Instructions for the task>
Skip every image and restate the data word for word.
** begin Data **
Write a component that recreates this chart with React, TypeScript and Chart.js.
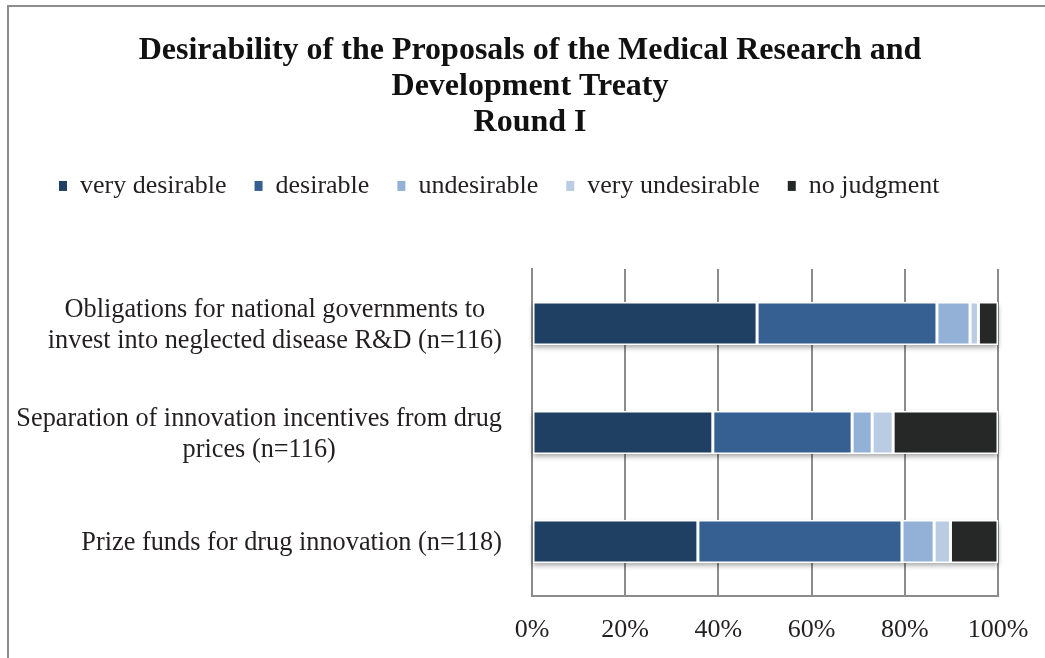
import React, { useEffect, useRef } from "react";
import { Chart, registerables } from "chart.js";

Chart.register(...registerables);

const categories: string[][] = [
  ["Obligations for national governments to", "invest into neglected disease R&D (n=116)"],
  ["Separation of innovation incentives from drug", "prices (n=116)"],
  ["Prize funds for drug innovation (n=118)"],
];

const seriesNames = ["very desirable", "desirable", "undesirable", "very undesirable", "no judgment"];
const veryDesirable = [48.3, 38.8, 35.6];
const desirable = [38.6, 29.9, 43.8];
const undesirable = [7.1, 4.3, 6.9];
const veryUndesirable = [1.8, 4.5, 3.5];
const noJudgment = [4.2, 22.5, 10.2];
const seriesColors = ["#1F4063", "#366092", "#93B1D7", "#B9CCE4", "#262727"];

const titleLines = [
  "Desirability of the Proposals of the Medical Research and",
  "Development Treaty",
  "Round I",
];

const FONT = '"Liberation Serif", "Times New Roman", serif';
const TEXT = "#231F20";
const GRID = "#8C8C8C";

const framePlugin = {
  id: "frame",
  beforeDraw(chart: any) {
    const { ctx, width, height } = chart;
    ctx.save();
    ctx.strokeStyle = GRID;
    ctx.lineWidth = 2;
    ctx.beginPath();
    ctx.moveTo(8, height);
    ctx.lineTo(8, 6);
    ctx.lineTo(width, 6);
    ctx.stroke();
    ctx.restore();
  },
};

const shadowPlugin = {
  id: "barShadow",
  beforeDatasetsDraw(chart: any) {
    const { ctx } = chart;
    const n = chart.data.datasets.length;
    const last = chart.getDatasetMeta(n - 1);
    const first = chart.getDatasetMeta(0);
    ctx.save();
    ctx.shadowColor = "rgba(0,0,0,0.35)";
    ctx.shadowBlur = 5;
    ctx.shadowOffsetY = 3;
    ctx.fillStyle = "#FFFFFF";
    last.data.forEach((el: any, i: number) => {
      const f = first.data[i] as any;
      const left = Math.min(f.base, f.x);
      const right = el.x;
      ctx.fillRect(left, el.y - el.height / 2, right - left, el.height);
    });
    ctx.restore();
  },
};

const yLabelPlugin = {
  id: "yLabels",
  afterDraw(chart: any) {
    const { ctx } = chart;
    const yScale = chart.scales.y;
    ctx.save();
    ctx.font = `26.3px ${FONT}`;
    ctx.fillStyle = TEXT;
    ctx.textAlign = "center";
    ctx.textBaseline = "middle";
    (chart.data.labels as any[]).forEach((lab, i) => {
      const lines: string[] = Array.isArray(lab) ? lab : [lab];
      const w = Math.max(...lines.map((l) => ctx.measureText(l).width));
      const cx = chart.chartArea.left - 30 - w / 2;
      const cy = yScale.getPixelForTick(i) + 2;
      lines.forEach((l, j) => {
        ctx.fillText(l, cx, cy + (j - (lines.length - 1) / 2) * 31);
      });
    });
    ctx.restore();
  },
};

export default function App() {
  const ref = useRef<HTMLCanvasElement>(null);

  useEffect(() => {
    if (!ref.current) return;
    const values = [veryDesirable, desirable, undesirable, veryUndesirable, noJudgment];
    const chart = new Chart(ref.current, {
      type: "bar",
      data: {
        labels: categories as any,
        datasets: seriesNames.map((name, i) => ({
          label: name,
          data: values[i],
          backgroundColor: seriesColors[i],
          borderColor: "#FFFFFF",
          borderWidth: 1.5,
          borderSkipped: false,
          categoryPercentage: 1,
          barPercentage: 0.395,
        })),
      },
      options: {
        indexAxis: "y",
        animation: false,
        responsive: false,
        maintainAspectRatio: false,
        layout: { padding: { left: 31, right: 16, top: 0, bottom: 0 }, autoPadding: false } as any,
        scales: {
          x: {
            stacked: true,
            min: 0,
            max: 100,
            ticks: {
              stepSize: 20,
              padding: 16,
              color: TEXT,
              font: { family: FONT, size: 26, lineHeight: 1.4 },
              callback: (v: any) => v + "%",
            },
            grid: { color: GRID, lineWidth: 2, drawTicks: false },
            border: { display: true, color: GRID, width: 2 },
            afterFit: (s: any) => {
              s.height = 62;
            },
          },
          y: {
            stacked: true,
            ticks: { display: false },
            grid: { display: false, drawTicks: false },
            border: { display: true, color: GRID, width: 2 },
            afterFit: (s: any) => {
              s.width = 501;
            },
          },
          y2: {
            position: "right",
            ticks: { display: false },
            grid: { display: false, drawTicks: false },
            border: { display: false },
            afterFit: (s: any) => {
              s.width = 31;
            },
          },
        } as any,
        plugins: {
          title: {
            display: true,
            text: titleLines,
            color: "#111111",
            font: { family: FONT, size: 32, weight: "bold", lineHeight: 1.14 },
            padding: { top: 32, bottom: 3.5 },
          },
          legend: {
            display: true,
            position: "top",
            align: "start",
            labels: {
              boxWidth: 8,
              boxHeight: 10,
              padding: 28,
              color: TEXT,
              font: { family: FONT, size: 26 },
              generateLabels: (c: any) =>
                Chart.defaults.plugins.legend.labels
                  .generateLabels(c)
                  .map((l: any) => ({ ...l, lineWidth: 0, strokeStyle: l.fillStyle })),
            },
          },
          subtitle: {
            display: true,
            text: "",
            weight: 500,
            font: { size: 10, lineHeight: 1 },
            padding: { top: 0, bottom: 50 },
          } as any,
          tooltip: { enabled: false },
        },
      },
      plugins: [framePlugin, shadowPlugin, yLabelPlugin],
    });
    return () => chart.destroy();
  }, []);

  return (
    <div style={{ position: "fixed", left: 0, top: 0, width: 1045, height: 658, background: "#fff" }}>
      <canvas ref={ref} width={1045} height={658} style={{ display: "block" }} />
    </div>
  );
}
** end Data **
Reply to the task>
Write a component that recreates this chart with React, TypeScript and Chart.js.
import React, { useEffect, useRef } from "react";
import { Chart, registerables } from "chart.js";

Chart.register(...registerables);

const categories: string[][] = [
  ["Obligations for national governments to", "invest into neglected disease R&D (n=116)"],
  ["Separation of innovation incentives from drug", "prices (n=116)"],
  ["Prize funds for drug innovation (n=118)"],
];

const seriesNames = ["very desirable", "desirable", "undesirable", "very undesirable", "no judgment"];
const veryDesirable = [48.3, 38.8, 35.6];
const desirable = [38.6, 29.9, 43.8];
const undesirable = [7.1, 4.3, 6.9];
const veryUndesirable = [1.8, 4.5, 3.5];
const noJudgment = [4.2, 22.5, 10.2];
const seriesColors = ["#1F4063", "#366092", "#93B1D7", "#B9CCE4", "#262727"];

const titleLines = [
  "Desirability of the Proposals of the Medical Research and",
  "Development Treaty",
  "Round I",
];

const FONT = '"Liberation Serif", "Times New Roman", serif';
const TEXT = "#231F20";
const GRID = "#8C8C8C";

const framePlugin = {
  id: "frame",
  beforeDraw(chart: any) {
    const { ctx, width, height } = chart;
    ctx.save();
    ctx.strokeStyle = GRID;
    ctx.lineWidth = 2;
    ctx.beginPath();
    ctx.moveTo(8, height);
    ctx.lineTo(8, 6);
    ctx.lineTo(width, 6);
    ctx.stroke();
    ctx.restore();
  },
};

const shadowPlugin = {
  id: "barShadow",
  beforeDatasetsDraw(chart: any) {
    const { ctx } = chart;
    const n = chart.data.datasets.length;
    const last = chart.getDatasetMeta(n - 1);
    const first = chart.getDatasetMeta(0);
    ctx.save();
    ctx.shadowColor = "rgba(0,0,0,0.35)";
    ctx.shadowBlur = 5;
    ctx.shadowOffsetY = 3;
    ctx.fillStyle = "#FFFFFF";
    last.data.forEach((el: any, i: number) => {
      const f = first.data[i] as any;
      const left = Math.min(f.base, f.x);
      const right = el.x;
      ctx.fillRect(left, el.y - el.height / 2, right - left, el.height);
    });
    ctx.restore();
  },
};

const yLabelPlugin = {
  id: "yLabels",
  afterDraw(chart: any) {
    const { ctx } = chart;
    const yScale = chart.scales.y;
    ctx.save();
    ctx.font = `26.3px ${FONT}`;
    ctx.fillStyle = TEXT;
    ctx.textAlign = "center";
    ctx.textBaseline = "middle";
    (chart.data.labels as any[]).forEach((lab, i) => {
      const lines: string[] = Array.isArray(lab) ? lab : [lab];
      const w = Math.max(...lines.map((l) => ctx.measureText(l).width));
      const cx = chart.chartArea.left - 30 - w / 2;
      const cy = yScale.getPixelForTick(i) + 2;
      lines.forEach((l, j) => {
        ctx.fillText(l, cx, cy + (j - (lines.length - 1) / 2) * 31);
      });
    });
    ctx.restore();
  },
};

export default function App() {
  const ref = useRef<HTMLCanvasElement>(null);

  useEffect(() => {
    if (!ref.current) return;
    const values = [veryDesirable, desirable, undesirable, veryUndesirable, noJudgment];
    const chart = new Chart(ref.current, {
      type: "bar",
      data: {
        labels: categories as any,
        datasets: seriesNames.map((name, i) => ({
          label: name,
          data: values[i],
          backgroundColor: seriesColors[i],
          borderColor: "#FFFFFF",
          borderWidth: 1.5,
          borderSkipped: false,
          categoryPercentage: 1,
          barPercentage: 0.395,
        })),
      },
      options: {
        indexAxis: "y",
        animation: false,
        responsive: false,
        maintainAspectRatio: false,
        layout: { padding: { left: 31, right: 16, top: 0, bottom: 0 }, autoPadding: false } as any,
        scales: {
          x: {
            stacked: true,
            min: 0,
            max: 100,
            ticks: {
              stepSize: 20,
              padding: 16,
              color: TEXT,
              font: { family: FONT, size: 26, lineHeight: 1.4 },
              callback: (v: any) => v + "%",
            },
            grid: { color: GRID, lineWidth: 2, drawTicks: false },
            border: { display: true, color: GRID, width: 2 },
            afterFit: (s: any) => {
              s.height = 62;
            },
          },
          y: {
            stacked: true,
            ticks: { display: false },
            grid: { display: false, drawTicks: false },
            border: { display: true, color: GRID, width: 2 },
            afterFit: (s: any) => {
              s.width = 501;
            },
          },
          y2: {
            position: "right",
            ticks: { display: false },
            grid: { display: false, drawTicks: false },
            border: { display: false },
            afterFit: (s: any) => {
              s.width = 31;
            },
          },
        } as any,
        plugins: {
          title: {
            display: true,
            text: titleLines,
            color: "#111111",
            font: { family: FONT, size: 32, weight: "bold", lineHeight: 1.14 },
            padding: { top: 32, bottom: 3.5 },
          },
          legend: {
            display: true,
            position: "top",
            align: "start",
            labels: {
              boxWidth: 8,
              boxHeight: 10,
              padding: 28,
              color: TEXT,
              font: { family: FONT, size: 26 },
              generateLabels: (c: any) =>
                Chart.defaults.plugins.legend.labels
                  .generateLabels(c)
                  .map((l: any) => ({ ...l, lineWidth: 0, strokeStyle: l.fillStyle })),
            },
          },
          subtitle: {
            display: true,
            text: "",
            weight: 500,
            font: { size: 10, lineHeight: 1 },
            padding: { top: 0, bottom: 50 },
          } as any,
          tooltip: { enabled: false },
        },
      },
      plugins: [framePlugin, shadowPlugin, yLabelPlugin],
    });
    return () => chart.destroy();
  }, []);

  return (
    <div style={{ position: "fixed", left: 0, top: 0, width: 1045, height: 658, background: "#fff" }}>
      <canvas ref={ref} width={1045} height={658} style={{ display: "block" }} />
    </div>
  );
}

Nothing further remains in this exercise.